TASK GOAL
Exactly as written, quote every line that follows, skipping the images.

* * *

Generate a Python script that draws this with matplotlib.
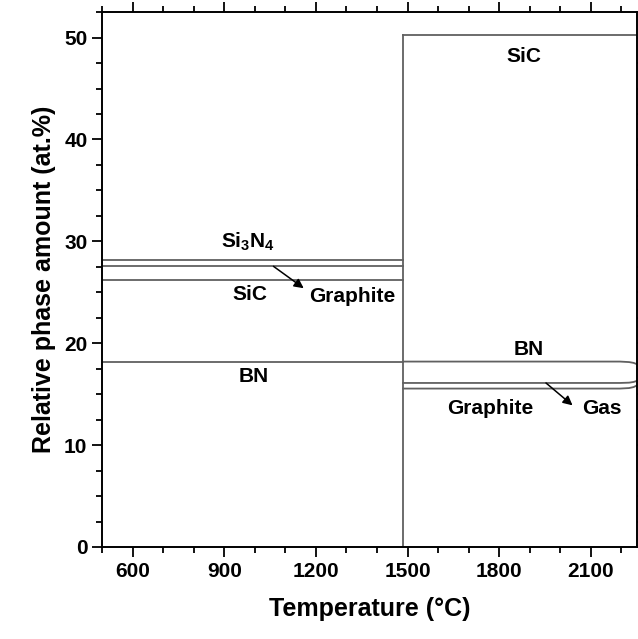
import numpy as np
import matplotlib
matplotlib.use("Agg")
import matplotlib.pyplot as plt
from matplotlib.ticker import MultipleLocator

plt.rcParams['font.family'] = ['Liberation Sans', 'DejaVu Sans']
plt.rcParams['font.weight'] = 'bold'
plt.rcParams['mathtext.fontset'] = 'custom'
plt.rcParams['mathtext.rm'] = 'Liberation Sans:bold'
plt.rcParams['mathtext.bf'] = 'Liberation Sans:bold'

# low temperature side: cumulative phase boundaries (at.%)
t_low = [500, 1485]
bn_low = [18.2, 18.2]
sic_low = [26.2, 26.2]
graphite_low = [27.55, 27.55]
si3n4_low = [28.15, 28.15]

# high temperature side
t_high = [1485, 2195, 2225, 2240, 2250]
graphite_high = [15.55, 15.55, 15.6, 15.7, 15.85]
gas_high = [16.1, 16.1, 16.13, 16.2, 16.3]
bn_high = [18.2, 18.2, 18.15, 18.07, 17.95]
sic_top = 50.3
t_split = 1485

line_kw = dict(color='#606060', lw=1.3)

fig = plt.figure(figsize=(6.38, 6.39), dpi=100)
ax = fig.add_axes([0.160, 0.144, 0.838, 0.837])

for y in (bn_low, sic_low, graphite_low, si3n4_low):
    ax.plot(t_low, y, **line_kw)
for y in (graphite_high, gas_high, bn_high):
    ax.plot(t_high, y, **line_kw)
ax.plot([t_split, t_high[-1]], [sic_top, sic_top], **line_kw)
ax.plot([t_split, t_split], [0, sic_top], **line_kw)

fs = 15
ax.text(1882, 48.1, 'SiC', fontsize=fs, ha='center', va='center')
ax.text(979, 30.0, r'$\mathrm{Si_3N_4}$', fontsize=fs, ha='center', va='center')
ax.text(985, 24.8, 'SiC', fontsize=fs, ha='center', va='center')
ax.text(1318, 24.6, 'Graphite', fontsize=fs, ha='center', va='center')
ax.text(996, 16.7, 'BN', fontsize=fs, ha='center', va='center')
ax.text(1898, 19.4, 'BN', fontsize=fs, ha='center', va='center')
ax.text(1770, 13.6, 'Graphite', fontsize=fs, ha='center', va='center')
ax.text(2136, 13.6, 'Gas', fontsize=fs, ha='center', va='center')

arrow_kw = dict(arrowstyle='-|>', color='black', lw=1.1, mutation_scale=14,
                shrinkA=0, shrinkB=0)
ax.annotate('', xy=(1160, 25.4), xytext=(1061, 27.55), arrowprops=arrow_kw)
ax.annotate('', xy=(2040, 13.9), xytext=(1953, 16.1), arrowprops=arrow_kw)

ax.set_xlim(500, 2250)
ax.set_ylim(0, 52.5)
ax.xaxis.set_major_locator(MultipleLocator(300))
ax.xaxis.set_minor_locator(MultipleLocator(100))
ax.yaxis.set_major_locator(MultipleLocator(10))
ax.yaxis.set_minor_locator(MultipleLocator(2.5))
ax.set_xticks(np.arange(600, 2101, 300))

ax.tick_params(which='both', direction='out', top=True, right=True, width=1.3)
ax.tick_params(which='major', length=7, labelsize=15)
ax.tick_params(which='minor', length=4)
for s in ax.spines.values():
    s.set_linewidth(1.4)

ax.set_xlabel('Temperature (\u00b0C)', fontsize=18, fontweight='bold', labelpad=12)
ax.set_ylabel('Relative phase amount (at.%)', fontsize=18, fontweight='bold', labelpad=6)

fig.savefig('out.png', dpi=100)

* * *

PROBLEM SOLUTION
Generate a Python script that draws this with matplotlib.
import numpy as np
import matplotlib
matplotlib.use("Agg")
import matplotlib.pyplot as plt
from matplotlib.ticker import MultipleLocator

plt.rcParams['font.family'] = ['Liberation Sans', 'DejaVu Sans']
plt.rcParams['font.weight'] = 'bold'
plt.rcParams['mathtext.fontset'] = 'custom'
plt.rcParams['mathtext.rm'] = 'Liberation Sans:bold'
plt.rcParams['mathtext.bf'] = 'Liberation Sans:bold'

# low temperature side: cumulative phase boundaries (at.%)
t_low = [500, 1485]
bn_low = [18.2, 18.2]
sic_low = [26.2, 26.2]
graphite_low = [27.55, 27.55]
si3n4_low = [28.15, 28.15]

# high temperature side
t_high = [1485, 2195, 2225, 2240, 2250]
graphite_high = [15.55, 15.55, 15.6, 15.7, 15.85]
gas_high = [16.1, 16.1, 16.13, 16.2, 16.3]
bn_high = [18.2, 18.2, 18.15, 18.07, 17.95]
sic_top = 50.3
t_split = 1485

line_kw = dict(color='#606060', lw=1.3)

fig = plt.figure(figsize=(6.38, 6.39), dpi=100)
ax = fig.add_axes([0.160, 0.144, 0.838, 0.837])

for y in (bn_low, sic_low, graphite_low, si3n4_low):
    ax.plot(t_low, y, **line_kw)
for y in (graphite_high, gas_high, bn_high):
    ax.plot(t_high, y, **line_kw)
ax.plot([t_split, t_high[-1]], [sic_top, sic_top], **line_kw)
ax.plot([t_split, t_split], [0, sic_top], **line_kw)

fs = 15
ax.text(1882, 48.1, 'SiC', fontsize=fs, ha='center', va='center')
ax.text(979, 30.0, r'$\mathrm{Si_3N_4}$', fontsize=fs, ha='center', va='center')
ax.text(985, 24.8, 'SiC', fontsize=fs, ha='center', va='center')
ax.text(1318, 24.6, 'Graphite', fontsize=fs, ha='center', va='center')
ax.text(996, 16.7, 'BN', fontsize=fs, ha='center', va='center')
ax.text(1898, 19.4, 'BN', fontsize=fs, ha='center', va='center')
ax.text(1770, 13.6, 'Graphite', fontsize=fs, ha='center', va='center')
ax.text(2136, 13.6, 'Gas', fontsize=fs, ha='center', va='center')

arrow_kw = dict(arrowstyle='-|>', color='black', lw=1.1, mutation_scale=14,
                shrinkA=0, shrinkB=0)
ax.annotate('', xy=(1160, 25.4), xytext=(1061, 27.55), arrowprops=arrow_kw)
ax.annotate('', xy=(2040, 13.9), xytext=(1953, 16.1), arrowprops=arrow_kw)

ax.set_xlim(500, 2250)
ax.set_ylim(0, 52.5)
ax.xaxis.set_major_locator(MultipleLocator(300))
ax.xaxis.set_minor_locator(MultipleLocator(100))
ax.yaxis.set_major_locator(MultipleLocator(10))
ax.yaxis.set_minor_locator(MultipleLocator(2.5))
ax.set_xticks(np.arange(600, 2101, 300))

ax.tick_params(which='both', direction='out', top=True, right=True, width=1.3)
ax.tick_params(which='major', length=7, labelsize=15)
ax.tick_params(which='minor', length=4)
for s in ax.spines.values():
    s.set_linewidth(1.4)

ax.set_xlabel('Temperature (\u00b0C)', fontsize=18, fontweight='bold', labelpad=12)
ax.set_ylabel('Relative phase amount (at.%)', fontsize=18, fontweight='bold', labelpad=6)

fig.savefig('out.png', dpi=100)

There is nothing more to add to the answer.